# Exercise aim
Without the pictures, output the lines of the material from the very first through the one that holds "from matplotlib.ticker import FuncFormatter".

--- start ---

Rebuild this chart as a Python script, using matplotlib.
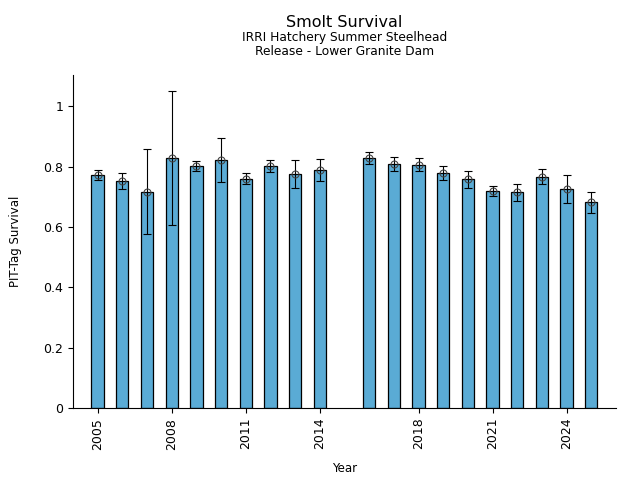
import numpy as np
import matplotlib
matplotlib.use("Agg")
import matplotlib.pyplot as plt
from matplotlib.ticker import FuncFormatter

# survival estimates by release year (no estimate for 2015)
years = [2005, 2006, 2007, 2008, 2009, 2010, 2011, 2012, 2013, 2014,
         2016, 2017, 2018, 2019, 2020, 2021, 2022, 2023, 2024, 2025]
survival = [0.773, 0.753, 0.717, 0.830, 0.803, 0.823, 0.760, 0.803, 0.776, 0.790,
            0.830, 0.810, 0.806, 0.780, 0.760, 0.720, 0.717, 0.766, 0.727, 0.683]
ci_low = [0.757, 0.727, 0.577, 0.607, 0.786, 0.750, 0.743, 0.783, 0.730, 0.753,
          0.810, 0.786, 0.786, 0.757, 0.730, 0.703, 0.687, 0.743, 0.680, 0.647]
ci_high = [0.790, 0.780, 0.859, 1.052, 0.820, 0.896, 0.780, 0.823, 0.823, 0.826,
           0.849, 0.833, 0.830, 0.803, 0.786, 0.737, 0.743, 0.793, 0.773, 0.717]

surv = np.array(survival)
yerr = np.vstack([surv - np.array(ci_low), np.array(ci_high) - surv])

fig, ax = plt.subplots(figsize=(6.4, 4.8), dpi=100)
fig.subplots_adjust(left=0.114, right=0.9625, top=0.844, bottom=0.15)

ax.bar(years, surv, width=0.5, color='#5aabd5', edgecolor='black', linewidth=0.9, zorder=2)
ax.errorbar(years, surv, yerr=yerr, fmt='o', markersize=5, markerfacecolor='none',
            markeredgecolor='#444444', markeredgewidth=0.8, ecolor='black',
            elinewidth=0.8, capsize=3, capthick=0.8, zorder=3)

ax.set_xlim(2004, 2026)
ax.set_xticks(years[::3])
ax.tick_params(axis='x', labelrotation=90, labelsize=9)
ax.tick_params(axis='y', labelsize=9)
ax.yaxis.set_major_formatter(FuncFormatter(lambda v, p: f"{v:g}"))

ax.spines['top'].set_visible(False)
ax.spines['right'].set_visible(False)

ax.set_xlabel('Year', fontsize=8.5, labelpad=9)
ax.set_ylabel('PIT-Tag Survival', fontsize=8.5, labelpad=15)

ax.text(0.5, 1.156, 'Smolt Survival', transform=ax.transAxes, ha='center', va='center', fontsize=11.5)
ax.text(0.5, 1.111, 'IRRI Hatchery Summer Steelhead', transform=ax.transAxes, ha='center', va='center', fontsize=8.8)
ax.text(0.5, 1.069, 'Release - Lower Granite Dam', transform=ax.transAxes, ha='center', va='center', fontsize=8.8)

plt.savefig('out.png')
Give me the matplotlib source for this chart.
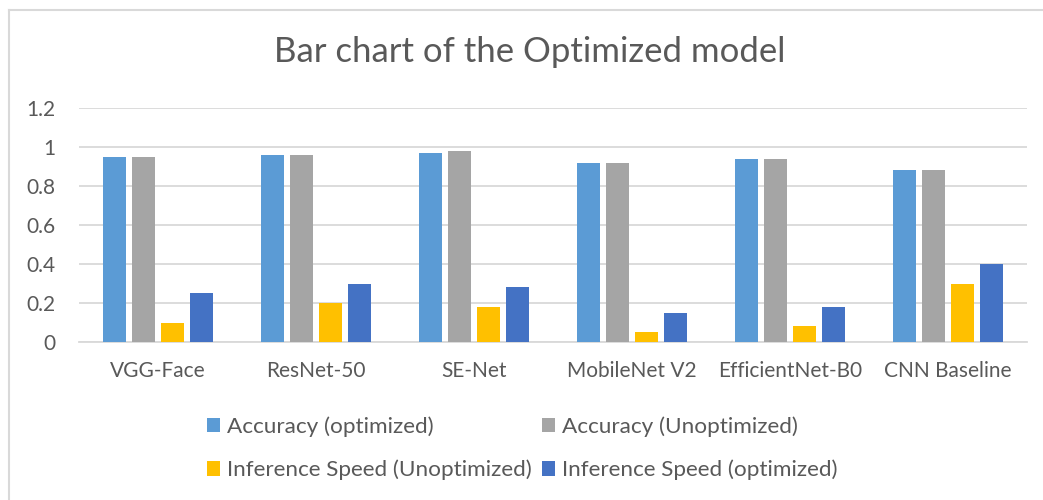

--- end ---

# Answer below
Rebuild this chart as a Python script, using matplotlib.
import numpy as np
import matplotlib
matplotlib.use("Agg")
import matplotlib.pyplot as plt
from matplotlib.ticker import FuncFormatter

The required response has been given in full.